OKMULGEE, OK -- A battle is brewing over a historic building. The city of Okmulgee is considering selling the Creek Council House. It has been owned by the city for 90 years, but the Creek Nation wants to buy it back. 

If the sale goes through, it will happen despite protests from many residents.

The Creek Council House, the nation's original capitol building, has been the centerpiece of downtown Okmulgee since 1878. It was later ceded to the government and sold to the city in 1919. For the better part of a century, it has served as a museum and a monument to Creek history, but its original owners would like it back.

"Essentially the federal government took it away from us and gave it to the city of Okmulgee," said Roger Wiley, Creek Nation Attorney General.

The Creeks are now the only civilized tribe that does not own its original capital.
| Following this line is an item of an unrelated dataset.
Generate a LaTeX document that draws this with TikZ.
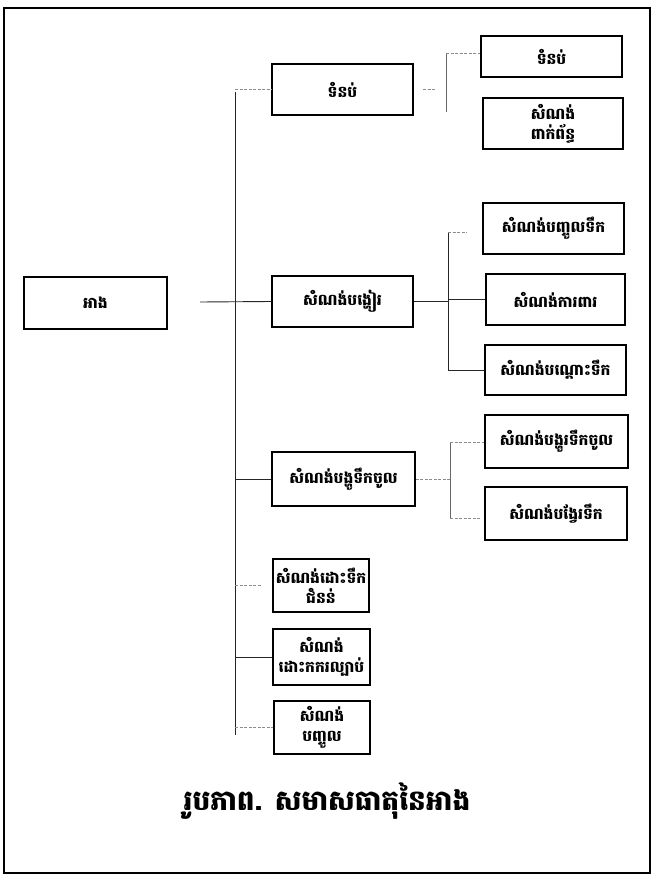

Dealing with the budget problems that are plaguing most cities, Okmulgee is considering letting them have it. 

A vote on whether to enter initial negotiations was taken at the Tuesday council meeting. City leaders say they may ask for as much as $3.2 million, the amount it says Okmulgee has spent on the council house over the last two decades.

"The Muskogee Creek Nation has always been a partner with the city of Okmulgee in this area. They have a lot of citizens in this area and everything, and they've always expressed a desire to own their council house," said Bob Baxter, Okmulgee City Manager.

But not everyone is on board with the possible sale.

"It is the heart and soul of our town," said Linda Barksdale, an Okmulgee resident.

Residents like Barksdale voiced their disapproval. She says the building has belonged to everyone in Okmulgee for nearly a century, and the city needs to consider its own past before making decisions that will affect its future.

"Selling your soul, your heart and soul to a historical monument, is just not a good representation of the city of Okmulgee and what we represent," said Barksdale.

The city council decided to table the motion Tuesday night. They say they want to talk to the Creek National Tribal Council before making a decision, and the possible sale will be discussed again at April's council meeting.